Mereology
Mereology (WP, nLab) is the study of parts and wholes. It is closely related to set theory, in the sense that subsets are parts of whole supersets, but is studied independently.
Axioms
We present System M, the simplest possible collection of mereological axioms. System M asserts that parthood is reflexive, antisymmetric, and transitive: a partial order.
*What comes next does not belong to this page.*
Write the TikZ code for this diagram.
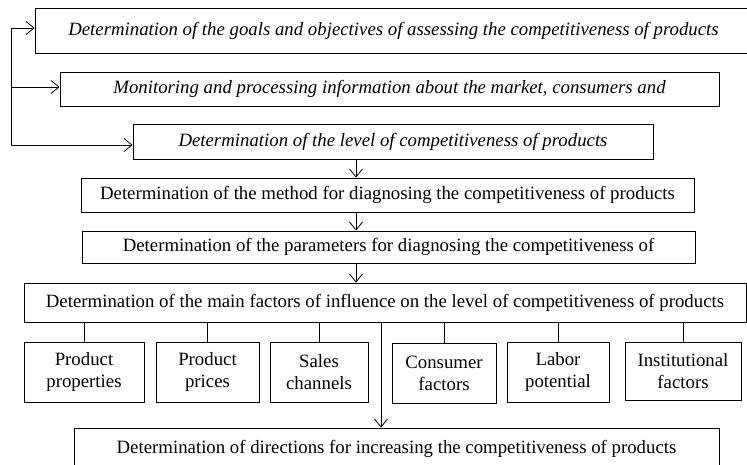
\documentclass[tikz,border=0pt]{standalone}
\usepackage{fontspec}
\setmainfont{Liberation Serif}
\usetikzlibrary{arrows.meta}

\tikzset{
  stagebox/.style={draw, thick, inner sep=0pt, align=center, font=\fontsize{18.8}{22}\selectfont},
  goalbox/.style={stagebox, font=\fontsize{18.8}{22}\selectfont\itshape},
  factorbox/.style={stagebox, minimum height=60pt},
  flow/.style={thick, -{Straight Barb[length=8pt,width=13pt]}},
  tie/.style={thick}
}

\begin{document}
\begin{tikzpicture}[x=1pt, y=-1pt]
  \useasboundingbox (0,0) rectangle (747,464);
  \clip (0,0) rectangle (747,464); % box 1 and the last box run past the edge

  % upper stages
  \node[goalbox, minimum width=717pt, minimum height=45pt] (goals) at (393.5,30.5)
    {Determination of the goals and objectives of assessing the competitiveness of products};
  \node[goalbox, minimum width=659pt, minimum height=34pt] (monitor) at (389.5,89)
    {Monitoring and processing information about the market, consumers and};
  \node[goalbox, minimum width=520pt, minimum height=35pt] (level) at (393,141.5)
    {Determination of the level of competitiveness of products};

  % main chain
  \node[stagebox, minimum width=613pt, minimum height=34pt] (method) at (387.5,195)
    {Determination of the method for diagnosing the competitiveness of products};
  \node[stagebox, minimum width=613pt, minimum height=32pt] (params) at (388.5,247)
    {Determination of the parameters for diagnosing the competitiveness of};
  \node[stagebox, minimum width=722pt, minimum height=39pt] (factors) at (385,302.5)
    {Determination of the main factors of influence on the level of competitiveness of products};
  \node[stagebox, minimum width=645pt, minimum height=42pt] (directions) at (396.5,449)
    {Determination of directions for increasing the competitiveness of products};

  % factor boxes
  \node[factorbox, minimum width=120pt] (fprop) at (84,372)  {Product\\properties};
  \node[factorbox, minimum width=103pt] (fprice) at (207.5,372) {Product\\prices};
  \node[factorbox, minimum width=98pt]  (fsales) at (319,372) {Sales\\channels};
  \node[factorbox, minimum width=104pt] (fcons) at (444,373) {Consumer\\factors};
  \node[factorbox, minimum width=102pt] (flabor) at (558,372) {Labor\\potential};
  \node[factorbox, minimum width=116pt, minimum height=58pt] (finst) at (683,371) {Institutional\\factors};

  \foreach \f in {fprop,fprice,fsales,fcons,flabor,finst}{
      \draw[tie] (\f.north) -- (\f.north |- factors.south);
    }

  % feedback line on the left
  \coordinate (fbA) at (11,28);
  \coordinate (fbB) at (11,87);
  \coordinate (fbC) at (11,145);
  \draw[tie] (fbA) -- (fbC);
  \draw[flow] (fbA) -- (goals.west |- fbA);
  \draw[flow] (fbB) -- (monitor.west |- fbB);
  \draw[flow] (fbC) -- (level.west |- fbC);

  % arrows down the chain
  \coordinate (spine) at (356,0);
  \draw[flow] (spine |- level.south) -- (spine |- method.north);
  \draw[flow] (spine |- method.south) -- (spine |- params.north);
  \draw[flow] (spine |- params.south) -- (spine |- factors.north);
  \coordinate (drop) at (381,0);
  \draw[flow] (drop |- factors.south) -- (drop |- directions.north);
\end{tikzpicture}
\end{document}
We augment System M with two additional axioms, the Axioms of Top and Bottom, which assert that the universal and null objects exist.
| Name | Statement |
|---|---|
| ax-pagbu-refl | ko'a pagbu ko'a |
| ax-pagbu-antisym | ganai ge ko'a pagbu ko'e gi ko'e pagbu ko'a gi ko'a du ko'e |
| ax-pagbu-trans | ganai ge ko'a pagbu ko'e gi ko'e pagbu ko'i gi ko'a pagbu ko'i |
| ax-pagbu-top | su'o da zo'u ko'a pagbu da |
| ax-pagbu-bot | su'o da zo'u da pagbu ko'a |
Note that {pagbu} is a primitive symbol and cannot be defined as an
extension of the basis. However, given {pagbu}, we can extend the resulting
basis with a few more definitions:
| Name | Statement |
|---|---|
| df-jompau | go ko'a jompau ko'e gi su'o da zo'u da pagbu ko'a .e ko'e |
| df-kuzypau | go ko'a kuzypau ko'e gi su'o da zo'u ko'a .e ko'e pagbu da |
Bridge to Set Theory
While it is not currently part of the database, set theory can be seen as a special case of mereology:
ganai da gripau de gi da pagbu de
This axiom is only absent because no use case has been found for it so far. This parallels the development of set theory as a finer-grained and more powerful mereology which is able to not only distinguish parthood but also elementhood.